School board member Kevin Woods said the board continues to make a good-faith effort.

“The district has been closing schools for a very long time,” Woods said. “I think the County Commission can look at the district school board record on making tough decisions. Once they look at our record on decisions to right-size the district, it will be crystal clear ….”

Burgess, who is also a quality control manager for Shelby County Schools, said more work must be done, but the focus should be on making more school improvements and boosting enrollment. Underfunding the district would only create more problems, he said.

“We’ve got to find a way to make our schools good again so we’re not losing kids,” said Burgess, who favors increasing the wheel tax by $1 to help fund schools.

That approach may help this year, but the challenges are systemic, according to Marcus Pohlmann, a political science professor at Rhodes College who has chronicled the history of Memphis schools.

“You don’t build infrastructure for 110,000 (students) and overnight adjust it to 95,000. For a school system, that has got to be a logistical nightmare,” he said. “Give them a guaranteed five-year population, and maybe you can work with that. It’s amazing they’re even able to stay afloat.”

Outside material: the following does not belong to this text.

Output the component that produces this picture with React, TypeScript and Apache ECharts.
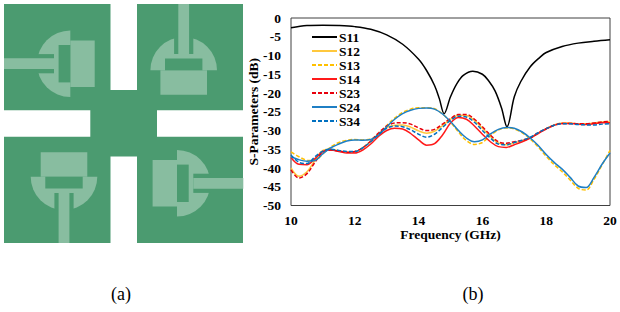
import React, { useEffect, useRef } from "react";
import * as echarts from "echarts";

const SERIF = "Liberation Serif";
const freq = [10,10.25,10.5,10.75,11,11.25,11.5,11.75,12,12.25,12.5,12.75,13,13.25,13.5,13.75,14,14.25,14.5,14.75,15,15.25,15.5,15.75,16,16.25,16.5,16.75,17,17.25,17.5,17.75,18,18.25,18.5,18.75,19,19.25,19.5,19.75,20];
const s11Freq = [10,10.5,11,11.5,12,12.5,13,13.5,14,14.25,14.5,14.65,14.8,15,15.2,15.4,15.7,16,16.2,16.4,16.6,16.77,17,17.2,17.5,17.8,18,18.5,19,19.5,20];
const s11 = [-2.6,-2.0,-1.9,-2.0,-2.3,-3.0,-4.5,-7,-11,-14,-18,-21.5,-25.5,-21,-17.5,-15.3,-14.2,-15,-16.8,-19.5,-24,-29,-21,-17,-13,-10.5,-9.2,-7.6,-6.7,-6.2,-5.8];
const s12 = [-40,-42.2,-41,-38,-35.3,-35,-35.4,-35.8,-35.7,-34.6,-32.9,-30.8,-29.2,-28.6,-28.5,-29.1,-30.1,-30.7,-30.2,-28.7,-27,-25.9,-26,-27.3,-29.4,-31.6,-33.3,-33.8,-33.3,-32.7,-32,-30.7,-29.5,-28.5,-28,-28,-28.2,-28.2,-28,-27.7,-27.6];
const s13 = [-35.7,-37,-37.9,-38,-36.2,-34.4,-33.2,-32.6,-32.4,-32.5,-32.3,-31,-28.7,-26.7,-25.2,-24.3,-23.9,-23.9,-24.2,-25.6,-27.8,-30.4,-32.7,-33.7,-33.2,-31.3,-29.9,-29.3,-29.6,-30.6,-32.3,-34.4,-36.9,-39.1,-41,-43.2,-45.4,-45.9,-43,-39.2,-35.3];
const s14 = [-37.2,-39,-39.1,-37.5,-35.6,-35.2,-35.6,-36,-36,-35.2,-33.6,-31.5,-30,-29.4,-29.6,-30.8,-32.5,-33.9,-33.5,-31.2,-28,-26.5,-27,-28.8,-31,-33,-34.3,-34.5,-33.8,-33,-32,-30.8,-29.6,-28.6,-28.1,-28.1,-28.3,-28.4,-28.2,-27.9,-27.9];
const s23 = [-40.5,-42.7,-41.5,-38.5,-35.8,-35.2,-35.5,-35.8,-35.6,-34.6,-32.8,-30.6,-28.8,-28,-27.9,-28.3,-29.3,-30,-29.7,-28.3,-26.8,-25.7,-25.7,-27,-29,-31.2,-33,-33.4,-33,-32.6,-32,-30.6,-29.5,-28.6,-28.1,-28.1,-28.2,-28.2,-28,-27.7,-27.6];
const s24 = [-37,-37.8,-38.2,-38,-36.2,-34.6,-33.6,-32.8,-32.5,-32.6,-32.4,-31.2,-29,-27,-25.5,-24.6,-24.1,-24,-24.3,-25.6,-27.6,-30,-32,-33,-32.5,-30.9,-29.7,-29.2,-29.4,-30.4,-32,-34,-36.4,-38.5,-40.3,-42.5,-44.8,-45.2,-42.5,-39,-36];
const s34 = [-36.5,-38.5,-38.8,-37,-35.5,-35,-35.3,-35.6,-35.6,-34.6,-33,-31,-29.4,-28.8,-29,-29.8,-31,-31.8,-31,-29.2,-27.3,-26.2,-26.4,-27.8,-30,-32,-33.6,-33.8,-33.2,-32.6,-31.8,-30.6,-29.5,-28.6,-28.2,-28.2,-28.4,-28.5,-28.5,-28.3,-28.2];

const zip = (xs: number[], ys: number[]) => xs.map((x, i) => [x, ys[i]]);
const GREEN = "#4b9b70";
const LIGHT = "#88bda0";

function patch(x: number, y: number, rotation: number) {
  const r = (a: number, b: number, c: number, d: number, fill: string) => ({
    type: "rect", shape: { x: a, y: b, width: c - a, height: d - b }, style: { fill },
  });
  return {
    type: "group", x, y, rotation,
    children: [
      { type: "sector", shape: { cx: 0, cy: 0, r: 33.3, r0: 0, startAngle: Math.PI, endAngle: 2 * Math.PI }, style: { fill: LIGHT } },
      r(-23.3, 0, 23.3, 24.4, LIGHT),
      r(-18.7, -11.7, 18.7, 0, GREEN),
      r(-9.6, -34, 9.6, -16.3, GREEN),
      r(-5.4, -66.3, 5.4, -16.3, LIGHT),
    ],
  };
}

const slot = (x: number, y: number, width: number, height: number) => ({
  type: "rect", shape: { x, y, width, height }, style: { fill: "#ffffff" },
});

function line(name: string, data: number[][], color: string, dashed: boolean, width = 1.5) {
  return {
    name, type: "line", data, showSymbol: false, symbol: "none", smooth: 0.35,
    lineStyle: { color, width, type: dashed ? [4, 2] : "solid" },
    itemStyle: { color },
  };
}

export default function App() {
  const ref = useRef<HTMLDivElement>(null);
  useEffect(() => {
    document.body.style.margin = "0";
    const chart = echarts.init(ref.current!, undefined, { renderer: "svg" });
    chart.setOption({
      animation: false,
      backgroundColor: "#ffffff",
      textStyle: { fontFamily: SERIF },
      grid: { left: 291, right: 10, top: 18, bottom: 106.5, show: true, borderColor: "#404040", borderWidth: 1, backgroundColor: "transparent" },
      legend: {
        left: 306, top: 25, orient: "vertical", itemWidth: 25, itemHeight: 10, itemGap: 0, itemStyle: { opacity: 0 },
        data: ["S11", "S12", "S13", "S14", "S23", "S24", "S34"],
        textStyle: { fontFamily: SERIF, fontWeight: "bold", fontSize: 13.5, lineHeight: 13.6, color: "#000", padding: [0, 0, 0, -3] },
      },
      xAxis: {
        type: "value", min: 10, max: 20, interval: 2, name: "Frequency (GHz)", nameLocation: "middle", nameGap: 22, nameMoveOverlap: false,
        nameTextStyle: { fontFamily: SERIF, fontWeight: "bold", fontSize: 13.5, color: "#000" },
        axisLine: { show: false }, axisTick: { show: false }, splitLine: { show: false },
        axisLabel: { fontFamily: SERIF, fontWeight: "bold", fontSize: 13.5, color: "#000", margin: 8 },
      },
      yAxis: {
        type: "value", min: -50, max: 0, interval: 5, name: "S-Parameters (dB)", nameLocation: "middle", nameGap: 31, nameMoveOverlap: false,
        nameTextStyle: { fontFamily: SERIF, fontWeight: "bold", fontSize: 13.5, color: "#000" },
        axisLine: { show: false }, axisTick: { show: false }, splitLine: { show: false },
        axisLabel: { fontFamily: SERIF, fontWeight: "bold", fontSize: 13.5, color: "#000", margin: 10 },
      },
      series: [
        line("S11", zip(s11Freq, s11), "#000000", false),
        line("S12", zip(freq, s12), "#ffc83d", false),
        line("S13", zip(freq, s13), "#ffc000", true),
        line("S14", zip(freq, s14), "#ff1a1a", false),
        line("S23", zip(freq, s23), "#e8000d", true),
        line("S24", zip(freq, s24), "#1f7fc4", false),
        line("S34", zip(freq, s34), "#0070c0", true),
      ],
      graphic: [
        { type: "rect", shape: { x: 4, y: 4, width: 239, height: 239 }, style: { fill: GREEN } },
        slot(110.5, 4, 26.5, 86),
        slot(110.5, 156.5, 26.5, 86.5),
        slot(4, 110.3, 86.3, 26.4),
        slot(157, 110.3, 86, 26.4),
        patch(183.7, 70.3, 0),
        patch(70.3, 63.7, Math.PI / 2),
        patch(64, 176.7, Math.PI),
        patch(177, 183.3, -Math.PI / 2),
        { type: "text", x: 121, y: 294, style: { text: "(a)", fontFamily: SERIF, fontSize: 18, fill: "#000", textAlign: "center", textVerticalAlign: "middle" } },
        { type: "text", x: 473, y: 294, style: { text: "(b)", fontFamily: SERIF, fontSize: 18, fill: "#000", textAlign: "center", textVerticalAlign: "middle" } },
      ],
    });
    return () => chart.dispose();
  }, []);
  return <div ref={ref} style={{ width: 620, height: 312 }} />;
}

Hopson’s administration is expected to release a facilities study later this year to provide a more comprehensive review. In the meantime, the district still needs funding support to make more academic gains, Pohlmann said.

“The reality is, the system needs a whole lot more than what they have. Not less,” Pohlmann said.

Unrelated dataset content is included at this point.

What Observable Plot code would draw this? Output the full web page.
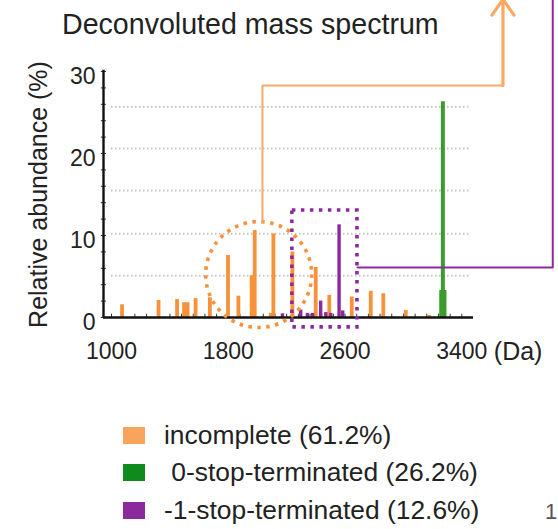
<!DOCTYPE html>
<html>
<head>
<meta charset="utf-8">
<script src="https://cdn.jsdelivr.net/npm/d3@7"></script>
<script src="https://cdn.jsdelivr.net/npm/@observablehq/plot@0.6"></script>
<style>
  html, body { margin: 0; padding: 0; background: #fff; }
  body { font-family: "Liberation Sans", Arial, sans-serif; color: #222; }
  #wrap { position: relative; width: 558px; height: 529px; overflow: hidden; }
  #chart { position: absolute; left: 0; top: 0; }
  #title { position: absolute; left: 62px; top: 10px; font-size: 28.6px; line-height: 28px; white-space: nowrap; color: #222; }
  .sw { position: absolute; left: 123px; width: 22px; height: 17px; }
  .lt { position: absolute; left: 164px; font-size: 26.4px; line-height: 26px; white-space: pre; color: #222; }
  #pg { position: absolute; left: 545px; top: 501px; font-size: 22px; line-height: 22px; color: #555; }
</style>
</head>
<body>
<div id="wrap">
  <div id="chart"></div>
  <div id="title">Deconvoluted mass spectrum</div>
  <div id="legend"></div>
  <div id="pg">1</div>
</div>
<script>
// ---- data ----
const massTicks = [1000, 1800, 2600, 3400];
const abundTicks = [0, 10, 20, 30];
const gridValues = [5.1, 10.2, 15.5, 20.6, 25.7];

// incomplete (orange)
const incompleteMass = [1072, 1322, 1449, 1497, 1521, 1576, 1674, 1798, 1869, 1960, 1981, 2091, 2109, 2239, 2399, 2492, 2646, 2776, 2862, 3016, 3176];
const incompleteAbund = [1.55, 2.07, 2.2, 1.8, 1.8, 2.3, 2.4, 7.56, 2.6, 5.1, 10.6, 0.5, 10.2, 8.0, 6.1, 2.7, 2.5, 3.2, 2.9, 0.85, 0.25];

// 0-stop-terminated (green)
const zeroStopMass = [3259, 3281, 3270];
const zeroStopAbund = [3.3, 3.3, 26.3];

// -1-stop-terminated (purple)
const minusOneMass = [2171, 2296, 2342, 2377, 2433, 2468, 2502, 2559, 2584];
const minusOneAbund = [0.45, 0.9, 0.5, 0.5, 2.0, 0.6, 0.5, 11.3, 0.8];

// legend
const seriesNames = ["incomplete (61.2%)", " 0-stop-terminated (26.2%)", "-1-stop-terminated (12.6%)"];
const seriesColors = ["#f9a45c", "#0f8a1c", "#8b2a9c"];

// annotations (in data units: Da, %)
const circleCenter = [{mass: 2008, abund: 5.24}];
const boxRegion = [{m1: 2239, m2: 2685, a1: -1.2, a2: 13.05}];
const orangePath = [{mass: 2034, abund: 11.6}, {mass: 2034, abund: 28.3}, {mass: 3682, abund: 28.3}];
const orangeArrow = [{m1: 3682, a1: 28.3, m2: 3682, a2: 38.8}];
const purplePath = [{mass: 2685, abund: 6.1}, {mass: 4023, abund: 6.1}, {mass: 4023, abund: 38.8}];

const xDomain = [945, 3480];
const minorX = d3.range(1000, 3480, 80);
const minorY = d3.range(0, 30.1, 2);

const orange = "#f7923a", orangeLine = "#f9a865", green = "#3b9c2e", purple = "#8b2a9c";

const toRows = (ms, as) => ms.map((m, i) => ({mass: m, abund: as[i]}));
const incomplete = toRows(incompleteMass, incompleteAbund);
const zeroStop = toRows(zeroStopMass, zeroStopAbund);
const minusOne = toRows(minusOneMass, minusOneAbund);

const chart = Plot.plot({
  width: 558,
  height: 380,
  marginLeft: 103,
  marginRight: 85,
  marginTop: 71,
  marginBottom: 63,
  style: {fontFamily: "Liberation Sans, Arial, sans-serif", fontSize: "23px", color: "#222", background: "transparent"},
  x: {domain: xDomain},
  y: {domain: [0, 30]},
  marks: [
    Plot.ruleY(gridValues, {y: d => d, x1: 1000, x2: 3450, stroke: "#c4c4c4", strokeWidth: 2, strokeDasharray: "1.5,2.5"}),
    Plot.ruleX(minorX, {x: d => d, y1: 0, y2: 0.4, stroke: "#333", strokeWidth: 1}),
    Plot.ruleY(minorY, {y: d => d, x1: 930, x2: 965, stroke: "#333", strokeWidth: 1}),
    Plot.ruleX(incomplete, {x: "mass", y1: 0, y2: "abund", stroke: orange, strokeWidth: 3.8}),
    Plot.ruleX(minusOne, {x: "mass", y1: 0, y2: "abund", stroke: purple, strokeWidth: 3.4}),
    Plot.ruleX(zeroStop, {x: "mass", y1: 0, y2: "abund", stroke: green, strokeWidth: 4}),
    Plot.ruleY([0], {x1: xDomain[0], x2: xDomain[1], stroke: "#111", strokeWidth: 2.6}),
    Plot.ruleX([xDomain[0]], {y1: 0, y2: 30.15, stroke: "#111", strokeWidth: 2.4}),
    Plot.axisY(abundTicks, {tickSize: 0, tickPadding: 8, dy: 5, fontSize: 23, label: null}),
    Plot.axisX(massTicks, {tickSize: 0, tickPadding: 25, fontSize: 23, tickFormat: d => String(d), label: null}),
    Plot.text(["(Da)"], {x: massTicks[3], y: 0, text: d => d, textAnchor: "start", lineAnchor: "top", dx: 32, dy: 25, fontSize: 25}),
    Plot.text(["Relative abundance (%)"], {frameAnchor: "left", text: d => d, rotate: -90, textAnchor: "middle", dx: -65, fontSize: 25}),
    Plot.dot(circleCenter, {x: "mass", y: "abund", r: 53, fill: "none", stroke: orange, strokeWidth: 3.6, strokeDasharray: "3.5,5.5"}),
    Plot.rect(boxRegion, {x1: "m1", x2: "m2", y1: "a1", y2: "a2", fill: "none", stroke: purple, strokeWidth: 3.6, strokeDasharray: "3.5,5.5"}),
    Plot.line(orangePath, {x: "mass", y: "abund", stroke: orangeLine, strokeWidth: 2, curve: "linear"}),
    Plot.arrow(orangeArrow, {x1: "m1", y1: "a1", x2: "m2", y2: "a2", stroke: orangeLine, strokeWidth: 3.2, headLength: 9, headAngle: 70}),
    Plot.line(purplePath, {x: "mass", y: "abund", stroke: purple, strokeWidth: 2, curve: "linear"})
  ]
});
document.getElementById("chart").appendChild(chart);

// legend
const legend = document.getElementById("legend");
seriesNames.forEach((name, i) => {
  const sw = document.createElement("div");
  sw.className = "sw";
  sw.style.top = (427 + 37.3 * i) + "px";
  sw.style.background = seriesColors[i];
  legend.appendChild(sw);
  const t = document.createElement("div");
  t.className = "lt";
  t.style.top = (422 + 37.3 * i) + "px";
  t.textContent = name;
  legend.appendChild(t);
});
</script>
</body>
</html>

"The dollar follows the kids, not the buildings."

Eddie Jones, county commissioner

If the County Commission votes to provide an additional $35 million to Shelby County Schools as requested, it would have to increase funding for the county’s municipal districts too by about $10 million. Shelby County Mayor Mark Luttrell’s proposed budget includes only an $8.7 million increase to all seven of the county’s school districts, of which Shelby County Schools would receive about 78 percent.

And Shelby County Schools isn’t the only group asking for additional funding. “All we’ve got in government is competing needs and we’ve got to prioritize,” said Commissioner Heidi Shafer during a recent budget hearing with other county departments.

Burgess maintains that education has got to be one of those priorities. However, school leaders have to prioritize as well, he said, and demonstrate good stewardship of their resources.

“Either you invest on the front end or spend on the back end,” he said, referring to the costs of educating kids for college and careers to the costs of unemployment and criminal justice. “If they need $50 million, give it to them. But we’ve got to hold them accountable. You’ve got to have a plan.”

 

Editor’s note: This story has been updated from an earlier version to include comments from County Commissioner Eddie Jones.